— begin —
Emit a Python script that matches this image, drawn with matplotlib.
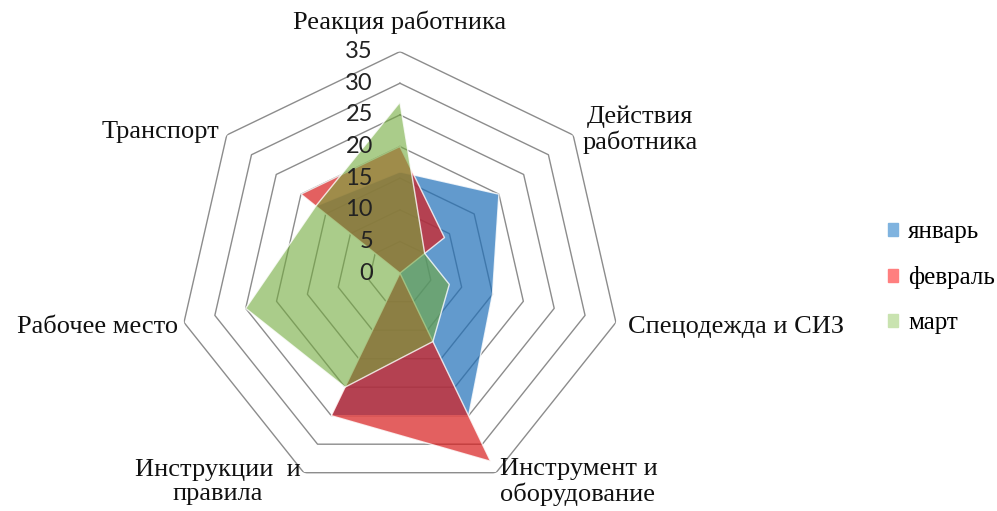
import numpy as np
import matplotlib.pyplot as plt
from matplotlib.patches import Patch

categories = ["Реакция работника", "Действия\nработника", "Спецодежда и СИЗ",
              "Инструмент и\nоборудование", "Инструкции  и\nправила",
              "Рабочее место", "Транспорт"]
series_names = ["январь", "февраль", "март"]
jan = [16, 20, 15, 25, 25, 0, 17]
feb = [20, 9, 0, 33, 25, 0, 20]
mar = [27, 5, 8, 12, 20, 25, 17]
rticks = [0, 5, 10, 15, 20, 25, 30, 35]

colors = ["#1f6fb8", "#d81c1c", "#72aa3c"]
alphas = [0.7, 0.7, 0.6]
legend_colors = ["#7fb3df", "#ff7f7f", "#c9e3b0"]

serif = "Liberation Serif"

fig = plt.figure(figsize=(9.97, 5.11), dpi=100)
ax = fig.add_axes([0.1789, 0.032, 0.4445, 0.867], polar=True)
ax.set_theta_offset(np.pi / 2)
ax.set_theta_direction(-1)

n = len(categories)
angles = np.arange(n) * 2 * np.pi / n
closed = np.append(angles, angles[0])

# heptagon rings
for r in rticks[1:]:
    ax.plot(closed, [r] * (n + 1), color="#8c8c8c", lw=1.0, zorder=1)

for vals, c, a in zip([jan, feb, mar], colors, alphas):
    v = np.append(vals, vals[0])
    ax.fill(closed, v, color=c, alpha=a, lw=0, zorder=2)
    ax.plot(closed, v, color="white", lw=1.0, alpha=0.8, zorder=2)

ax.set_ylim(0, 35)
ax.set_xticks([])
ax.set_yticks([])
ax.grid(False)
ax.spines["polar"].set_visible(False)

# radial tick labels
for r in rticks:
    ax.annotate(str(r), xy=(0, r), xytext=(-27, 0), textcoords="offset pixels",
                ha="right", va="center", fontsize=17, family="Lato",
                color="#222222", zorder=5)

# category labels
offsets = [(0, 29, "center"), (67, 5, "center"), (12, -5, "left"),
           (4, -9, "left"), (-86, -9, "center"), (-6, -5, "right"),
           (-7, 3, "right")]
for ang, lab, (dx, dy, ha) in zip(angles, categories, offsets):
    ax.annotate(lab, xy=(ang, 35), xytext=(dx, dy), textcoords="offset pixels",
                ha=ha, va="center", fontsize=19, family=serif,
                linespacing=1.12, annotation_clip=False, color="#111111")

handles = [Patch(color=c) for c in legend_colors]
fig.legend(handles, series_names, loc="center left",
           bbox_to_anchor=(0.8907, 0.4560), frameon=False, borderpad=0,
           borderaxespad=0, handlelength=0.4, handleheight=0.4,
           handletextpad=0.4, labelspacing=0.92,
           prop={"family": serif, "size": 18})

fig.savefig("out.png", dpi=100)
— end —
**REQUIRED TASK:**
Copy each line in full and exactly, omitting any picture.

**COMPLETE RESPONSE:**
Emit a Python script that matches this image, drawn with matplotlib.
import numpy as np
import matplotlib.pyplot as plt
from matplotlib.patches import Patch

categories = ["Реакция работника", "Действия\nработника", "Спецодежда и СИЗ",
              "Инструмент и\nоборудование", "Инструкции  и\nправила",
              "Рабочее место", "Транспорт"]
series_names = ["январь", "февраль", "март"]
jan = [16, 20, 15, 25, 25, 0, 17]
feb = [20, 9, 0, 33, 25, 0, 20]
mar = [27, 5, 8, 12, 20, 25, 17]
rticks = [0, 5, 10, 15, 20, 25, 30, 35]

colors = ["#1f6fb8", "#d81c1c", "#72aa3c"]
alphas = [0.7, 0.7, 0.6]
legend_colors = ["#7fb3df", "#ff7f7f", "#c9e3b0"]

serif = "Liberation Serif"

fig = plt.figure(figsize=(9.97, 5.11), dpi=100)
ax = fig.add_axes([0.1789, 0.032, 0.4445, 0.867], polar=True)
ax.set_theta_offset(np.pi / 2)
ax.set_theta_direction(-1)

n = len(categories)
angles = np.arange(n) * 2 * np.pi / n
closed = np.append(angles, angles[0])

# heptagon rings
for r in rticks[1:]:
    ax.plot(closed, [r] * (n + 1), color="#8c8c8c", lw=1.0, zorder=1)

for vals, c, a in zip([jan, feb, mar], colors, alphas):
    v = np.append(vals, vals[0])
    ax.fill(closed, v, color=c, alpha=a, lw=0, zorder=2)
    ax.plot(closed, v, color="white", lw=1.0, alpha=0.8, zorder=2)

ax.set_ylim(0, 35)
ax.set_xticks([])
ax.set_yticks([])
ax.grid(False)
ax.spines["polar"].set_visible(False)

# radial tick labels
for r in rticks:
    ax.annotate(str(r), xy=(0, r), xytext=(-27, 0), textcoords="offset pixels",
                ha="right", va="center", fontsize=17, family="Lato",
                color="#222222", zorder=5)

# category labels
offsets = [(0, 29, "center"), (67, 5, "center"), (12, -5, "left"),
           (4, -9, "left"), (-86, -9, "center"), (-6, -5, "right"),
           (-7, 3, "right")]
for ang, lab, (dx, dy, ha) in zip(angles, categories, offsets):
    ax.annotate(lab, xy=(ang, 35), xytext=(dx, dy), textcoords="offset pixels",
                ha=ha, va="center", fontsize=19, family=serif,
                linespacing=1.12, annotation_clip=False, color="#111111")

handles = [Patch(color=c) for c in legend_colors]
fig.legend(handles, series_names, loc="center left",
           bbox_to_anchor=(0.8907, 0.4560), frameon=False, borderpad=0,
           borderaxespad=0, handlelength=0.4, handleheight=0.4,
           handletextpad=0.4, labelspacing=0.92,
           prop={"family": serif, "size": 18})

fig.savefig("out.png", dpi=100)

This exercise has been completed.